In Charleston, South Carolina, we toured the riverfront with a woman of Gullah descent. We learned about the history, resourcefulness, and language of Gullah-Geechee people. We also learned about (and sampled – yum!) the unique cuisines, which are showcased in Ayo’s Adventure, on the page about “Soul Food” — crab rice, okra stew, and cabbage.
Travels, lived experiences, and research all came together to inspire Ayo’s Adventure. Because just as valuable as the memories we’ve gathered as curious travelers, are the bits and pieces of my Black experience, including my aunt who could use Kente fabric to create anything — dresses, wide-legged pants, hats, and bags — losing my voice at the UniverSoul Circus, and the Hip-Hop that’s always been a huge part of my life’s soundtrack.

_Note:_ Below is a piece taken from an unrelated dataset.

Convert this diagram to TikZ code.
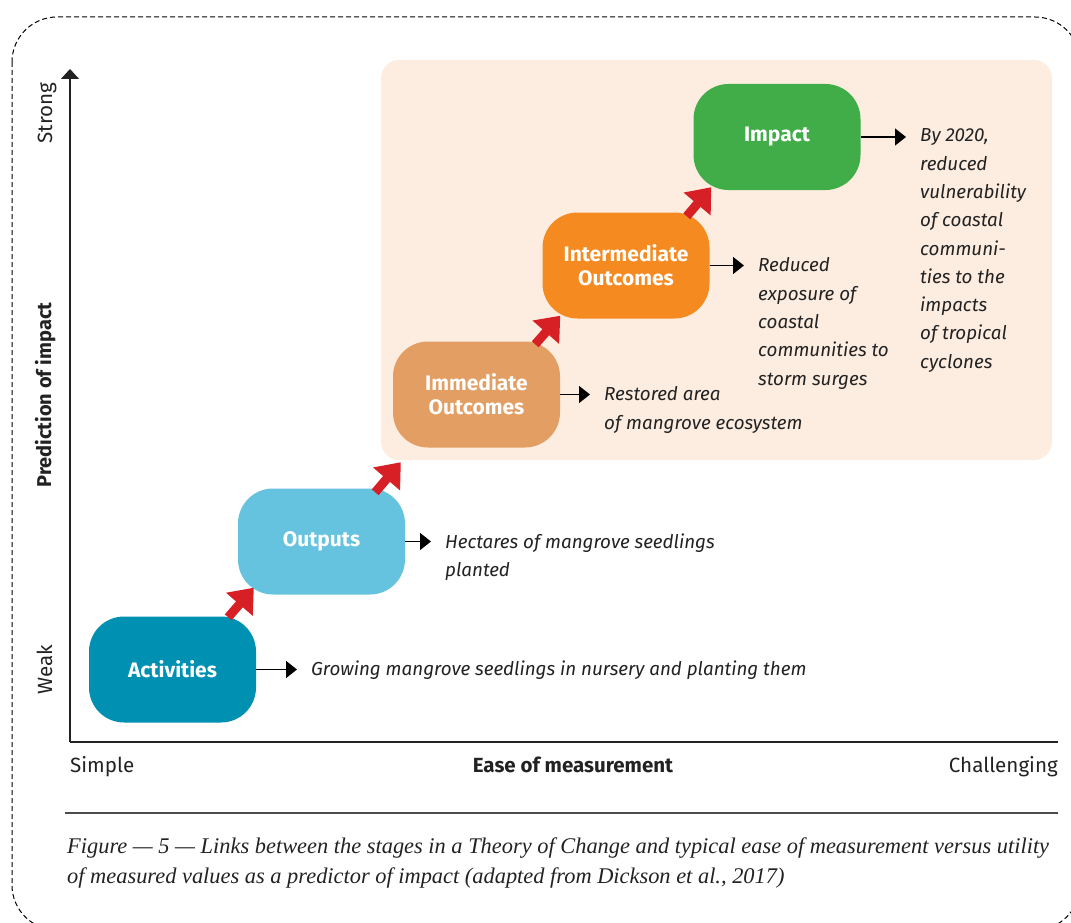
\documentclass[tikz,border=0pt]{standalone}
\usepackage{fontspec}
\setmainfont{Fira Sans}
\newfontfamily\capfont[Ligatures=TeX]{Liberation Serif}
\usetikzlibrary{arrows.meta,positioning}
\definecolor{actblue}{HTML}{0090B2}
\definecolor{outblue}{HTML}{66C3DF}
\definecolor{immorange}{HTML}{E39E63}
\definecolor{intorange}{HTML}{F58A20}
\definecolor{impgreen}{HTML}{41AD49}
\definecolor{peach}{HTML}{FDEDE0}
\definecolor{arrowred}{HTML}{D71F26}
\definecolor{inkgray}{HTML}{222222}
\newcommand{\Lead}[2]{\draw [blkarr] (#1.east) -- (#1.east -| #2.west);}

\begin{document}
\begin{tikzpicture}
[x=1pt, y=-1pt,
 stage/.style={rectangle, rounded corners=35pt, minimum width=167pt,
   minimum height=106pt, inner sep=0pt, align=center, text=white,
   font=\bfseries\fontsize{21}{24}\selectfont},
 outtext/.style={anchor=north west, yshift=14.3pt, inner sep=0pt, align=left,
   text=inkgray, execute at begin node=\strut,
   font=\itshape\fontsize{18.8}{28.3}\selectfont},
 axlabel/.style={inner sep=0pt, text=inkgray, font=\fontsize{20.6}{24}\selectfont},
 redarr/.style={-{Triangle[length=22pt,width=34pt]}, line width=9pt, arrowred},
 blkarr/.style={-{Triangle[length=11pt,width=17pt]}, line width=1.4pt, shorten >=14pt},
 axis/.style={line width=1.5pt, inkgray},]

\useasboundingbox (0,0) rectangle (1071,923);
\begin{scope}
\clip (0,0) rectangle (1071,923);
\draw [line width=1pt, dash pattern=on 5pt off 3pt, rounded corners=45pt]
  (12,17) rectangle (1080,930);
\end{scope}

% shaded block for the outcome stages
\node [fill=peach, rounded corners=18pt, minimum width=671pt,
  minimum height=400pt, inner sep=0pt] at (716.5,260) (bg) {};

% axes
\coordinate (orig) at (70,742);
\coordinate (ytop) at (70,69);
\coordinate (xend) at (1058,742);
\draw [axis, -{Triangle[length=10pt,width=18pt]}] (orig) -- (ytop);
\draw [axis] (orig) -- (xend);

\node [axlabel, rotate=90, anchor=base] at (52,113) (strong) {Strong};
\node [axlabel, rotate=90, anchor=base] at (52,670) (weak) {Weak};
\node [axlabel, rotate=90, anchor=base, font=\bfseries\fontsize{20}{24}\selectfont]
  at (51,395) (pred) {Prediction of impact};
\node [axlabel, anchor=base west] at (70,772) (simple) {Simple};
\node [axlabel, anchor=base, font=\bfseries\fontsize{20.5}{24}\selectfont]
  at (573,772) (ease) {Ease of measurement};
\node [axlabel, anchor=base east] at (1058,772) (hard) {Challenging};

% stages
\node [stage, fill=actblue] at (172.5,669.5) (act) {Activities};
\node [stage, fill=outblue] at (321.5,541.5) (outp) {Outputs};
\node [stage, fill=immorange] at (476.5,394.5) (immo) {Immediate\\Outcomes};
\node [stage, fill=intorange] at (626,265.5) (intmo) {Intermediate\\Outcomes};
\node [stage, fill=impgreen] at (777,137) (imp) {Impact};

% measured values
\node [outtext] at (311,670) (actTxt)
  {Growing mangrove seedlings in nursery and planting them};
\node [outtext] at (445,548) (outTxt) {Hectares of mangrove seedlings\\planted};
\node [outtext] at (604,401) (immTxt) {Restored area\\of mangrove ecosystem};
\node [outtext] at (758,272) (intTxt)
  {Reduced\\exposure of\\coastal\\communities to\\storm surges};
\node [outtext] at (920,143) (impTxt)
  {By 2020,\\reduced\\vulnerability\\of coastal\\communi-\\ties to the\\impacts\\of tropical\\cyclones};

\Lead{act}{actTxt}
\Lead{outp}{outTxt}
\Lead{immo}{immTxt}
\Lead{intmo}{intTxt}
\Lead{imp}{impTxt}

% steps up the chain
\draw [redarr] ([shift={(-28,1)}]act.north east) -- ([shift={(16,-7)}]outp.south west);
\draw [redarr] ([shift={(-30,4)}]outp.north east) -- ([shift={(20,2)}]bg.south west);
\draw [redarr] ([shift={(-25,3)}]immo.north east) -- ([shift={(18,-3)}]intmo.south west);
\draw [redarr] ([shift={(-23,4)}]intmo.north east) -- ([shift={(18,-3)}]imp.south west);

% caption
\coordinate (ruleL) at (65,813);
\coordinate (ruleR) at (1058,813);
\draw [line width=2pt, black!70] (ruleL) -- (ruleR);
\node [anchor=north west, yshift=15pt, inner sep=0pt, align=left, text=inkgray,
  execute at begin node=\strut,
  font=\capfont\itshape\fontsize{22.4}{30}\selectfont] at (67,853) (cap)
  {Figure --- 5 --- Links between the stages in a Theory of Change and typical ease of measurement versus utility\\
   of measured values as a predictor of impact (adapted from Dickson et al., 2017)};
\end{tikzpicture}
\end{document}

Seeing the beauty of Black people directly around me and beyond me is the foundation on which the plot of Ayo’s Adventure was built. Being able to see the worldwide community of Black people, hear the variety of languages, the diversity of traditions and cultures, and the rich history, inspired Ayo’s Adventure to be the journey that it is: one that shows all children that so much beauty rose from the ashes of the horrific Transatlantic Slave Trade, and shows Black children that they can see their reflections anywhere in the world.